=== Directions ===
The lines from the top of the material through the line with "from matplotlib.ticker import" are to be set down exactly. Leave the pictures out.

=== Data ===
* * * * * * *
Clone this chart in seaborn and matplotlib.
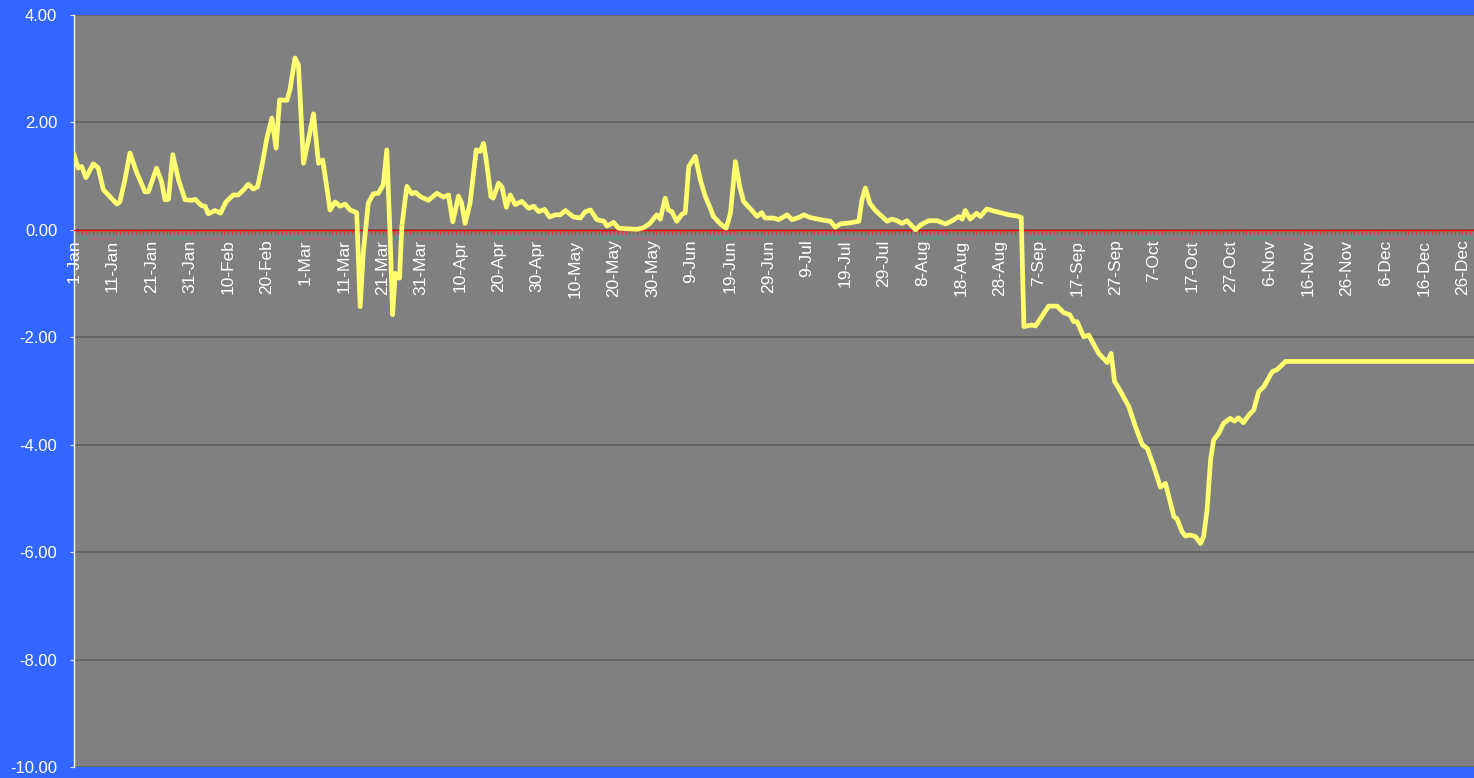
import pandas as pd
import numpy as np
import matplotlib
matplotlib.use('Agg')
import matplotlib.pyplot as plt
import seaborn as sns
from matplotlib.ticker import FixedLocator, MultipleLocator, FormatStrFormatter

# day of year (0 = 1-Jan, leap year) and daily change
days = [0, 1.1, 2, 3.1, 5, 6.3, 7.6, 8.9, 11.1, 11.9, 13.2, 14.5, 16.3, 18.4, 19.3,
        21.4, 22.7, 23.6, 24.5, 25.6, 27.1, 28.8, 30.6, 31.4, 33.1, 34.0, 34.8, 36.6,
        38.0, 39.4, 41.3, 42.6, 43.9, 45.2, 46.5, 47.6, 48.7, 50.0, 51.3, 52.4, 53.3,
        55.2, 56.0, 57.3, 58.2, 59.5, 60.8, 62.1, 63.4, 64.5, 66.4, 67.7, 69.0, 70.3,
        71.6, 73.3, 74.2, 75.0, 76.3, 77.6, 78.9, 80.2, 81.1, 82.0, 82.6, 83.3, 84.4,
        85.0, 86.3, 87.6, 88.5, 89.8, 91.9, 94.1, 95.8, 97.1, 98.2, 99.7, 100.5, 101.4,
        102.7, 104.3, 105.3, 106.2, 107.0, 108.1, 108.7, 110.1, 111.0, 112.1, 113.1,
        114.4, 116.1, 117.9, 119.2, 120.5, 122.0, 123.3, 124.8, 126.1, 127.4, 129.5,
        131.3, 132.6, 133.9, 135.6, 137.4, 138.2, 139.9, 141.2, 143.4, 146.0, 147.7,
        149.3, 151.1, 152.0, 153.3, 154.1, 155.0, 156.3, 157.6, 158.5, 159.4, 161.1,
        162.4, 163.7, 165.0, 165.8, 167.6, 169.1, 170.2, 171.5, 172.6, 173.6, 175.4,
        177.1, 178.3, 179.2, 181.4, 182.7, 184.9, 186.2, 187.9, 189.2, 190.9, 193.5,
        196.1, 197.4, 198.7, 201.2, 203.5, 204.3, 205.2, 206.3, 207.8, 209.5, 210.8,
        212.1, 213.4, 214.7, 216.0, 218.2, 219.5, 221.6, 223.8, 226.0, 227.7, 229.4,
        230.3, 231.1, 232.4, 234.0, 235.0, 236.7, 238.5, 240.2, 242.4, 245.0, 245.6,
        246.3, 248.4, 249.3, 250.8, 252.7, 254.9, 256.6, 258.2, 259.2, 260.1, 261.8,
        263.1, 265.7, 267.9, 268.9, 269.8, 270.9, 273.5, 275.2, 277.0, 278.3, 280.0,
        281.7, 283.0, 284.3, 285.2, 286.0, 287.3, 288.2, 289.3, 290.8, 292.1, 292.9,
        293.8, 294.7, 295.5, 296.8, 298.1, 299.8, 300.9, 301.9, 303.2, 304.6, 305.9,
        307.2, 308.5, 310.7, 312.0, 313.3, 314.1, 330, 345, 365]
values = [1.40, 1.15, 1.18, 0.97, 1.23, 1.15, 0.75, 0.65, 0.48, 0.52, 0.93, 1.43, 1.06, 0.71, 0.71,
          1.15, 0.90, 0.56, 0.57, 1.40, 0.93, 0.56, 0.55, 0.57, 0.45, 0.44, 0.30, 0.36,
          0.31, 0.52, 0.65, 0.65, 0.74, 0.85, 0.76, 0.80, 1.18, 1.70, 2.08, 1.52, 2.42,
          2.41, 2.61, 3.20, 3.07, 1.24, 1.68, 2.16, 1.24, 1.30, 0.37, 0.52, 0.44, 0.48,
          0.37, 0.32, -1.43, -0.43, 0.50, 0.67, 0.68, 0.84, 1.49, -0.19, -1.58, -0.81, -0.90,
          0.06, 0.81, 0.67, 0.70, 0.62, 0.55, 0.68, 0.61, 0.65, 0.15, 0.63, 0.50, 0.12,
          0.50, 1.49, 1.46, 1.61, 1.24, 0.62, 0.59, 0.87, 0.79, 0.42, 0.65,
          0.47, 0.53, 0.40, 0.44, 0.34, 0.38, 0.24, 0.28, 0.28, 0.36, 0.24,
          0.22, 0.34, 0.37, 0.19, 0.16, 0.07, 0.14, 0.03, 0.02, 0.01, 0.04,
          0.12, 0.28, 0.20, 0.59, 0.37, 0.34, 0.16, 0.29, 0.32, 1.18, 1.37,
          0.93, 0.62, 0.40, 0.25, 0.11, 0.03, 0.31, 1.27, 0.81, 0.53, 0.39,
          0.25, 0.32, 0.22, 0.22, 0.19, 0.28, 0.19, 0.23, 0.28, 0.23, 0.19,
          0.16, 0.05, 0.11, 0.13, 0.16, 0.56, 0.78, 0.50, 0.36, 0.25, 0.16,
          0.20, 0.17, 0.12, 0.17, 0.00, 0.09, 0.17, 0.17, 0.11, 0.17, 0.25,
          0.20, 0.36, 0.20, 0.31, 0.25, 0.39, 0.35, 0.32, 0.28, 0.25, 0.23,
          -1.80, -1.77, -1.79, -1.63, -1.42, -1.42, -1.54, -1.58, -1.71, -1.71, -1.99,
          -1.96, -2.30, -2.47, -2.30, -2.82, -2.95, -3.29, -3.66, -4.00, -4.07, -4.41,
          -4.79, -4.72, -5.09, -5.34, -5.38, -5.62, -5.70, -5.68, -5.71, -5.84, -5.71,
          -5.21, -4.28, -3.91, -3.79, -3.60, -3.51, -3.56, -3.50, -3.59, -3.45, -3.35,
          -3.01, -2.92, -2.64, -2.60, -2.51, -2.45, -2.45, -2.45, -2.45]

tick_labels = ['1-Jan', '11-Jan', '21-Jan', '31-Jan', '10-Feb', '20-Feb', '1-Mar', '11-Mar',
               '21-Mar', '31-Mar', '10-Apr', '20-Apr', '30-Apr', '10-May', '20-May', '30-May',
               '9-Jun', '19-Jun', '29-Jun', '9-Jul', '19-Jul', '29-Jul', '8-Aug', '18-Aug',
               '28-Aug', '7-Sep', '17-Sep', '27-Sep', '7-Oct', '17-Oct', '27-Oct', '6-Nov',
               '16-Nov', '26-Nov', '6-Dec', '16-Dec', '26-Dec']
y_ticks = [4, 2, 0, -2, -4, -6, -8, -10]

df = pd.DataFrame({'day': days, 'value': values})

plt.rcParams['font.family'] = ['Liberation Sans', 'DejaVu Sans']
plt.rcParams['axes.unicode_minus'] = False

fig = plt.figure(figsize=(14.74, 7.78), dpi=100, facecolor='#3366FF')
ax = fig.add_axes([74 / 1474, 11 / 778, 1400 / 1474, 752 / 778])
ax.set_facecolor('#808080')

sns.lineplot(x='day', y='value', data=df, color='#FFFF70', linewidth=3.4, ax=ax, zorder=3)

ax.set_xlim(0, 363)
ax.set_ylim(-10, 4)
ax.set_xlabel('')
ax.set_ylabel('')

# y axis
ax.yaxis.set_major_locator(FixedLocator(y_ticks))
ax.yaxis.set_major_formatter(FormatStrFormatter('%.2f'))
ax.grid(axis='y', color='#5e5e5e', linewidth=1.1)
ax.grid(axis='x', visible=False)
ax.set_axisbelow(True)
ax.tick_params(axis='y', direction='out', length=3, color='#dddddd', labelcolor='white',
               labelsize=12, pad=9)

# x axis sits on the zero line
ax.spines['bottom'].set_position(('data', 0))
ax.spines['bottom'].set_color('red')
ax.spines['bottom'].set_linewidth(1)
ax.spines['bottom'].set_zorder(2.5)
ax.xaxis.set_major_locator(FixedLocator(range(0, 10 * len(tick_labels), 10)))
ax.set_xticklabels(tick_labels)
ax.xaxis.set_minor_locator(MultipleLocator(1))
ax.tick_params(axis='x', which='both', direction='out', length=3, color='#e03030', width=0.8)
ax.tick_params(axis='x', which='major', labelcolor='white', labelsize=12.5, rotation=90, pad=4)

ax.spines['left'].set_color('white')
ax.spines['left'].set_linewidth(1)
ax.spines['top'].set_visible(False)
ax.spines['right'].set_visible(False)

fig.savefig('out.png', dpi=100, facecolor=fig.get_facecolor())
* * * * * * *
=== Result below ===
Clone this chart in seaborn and matplotlib.
import pandas as pd
import numpy as np
import matplotlib
matplotlib.use('Agg')
import matplotlib.pyplot as plt
import seaborn as sns
from matplotlib.ticker import FixedLocator, MultipleLocator, FormatStrFormatter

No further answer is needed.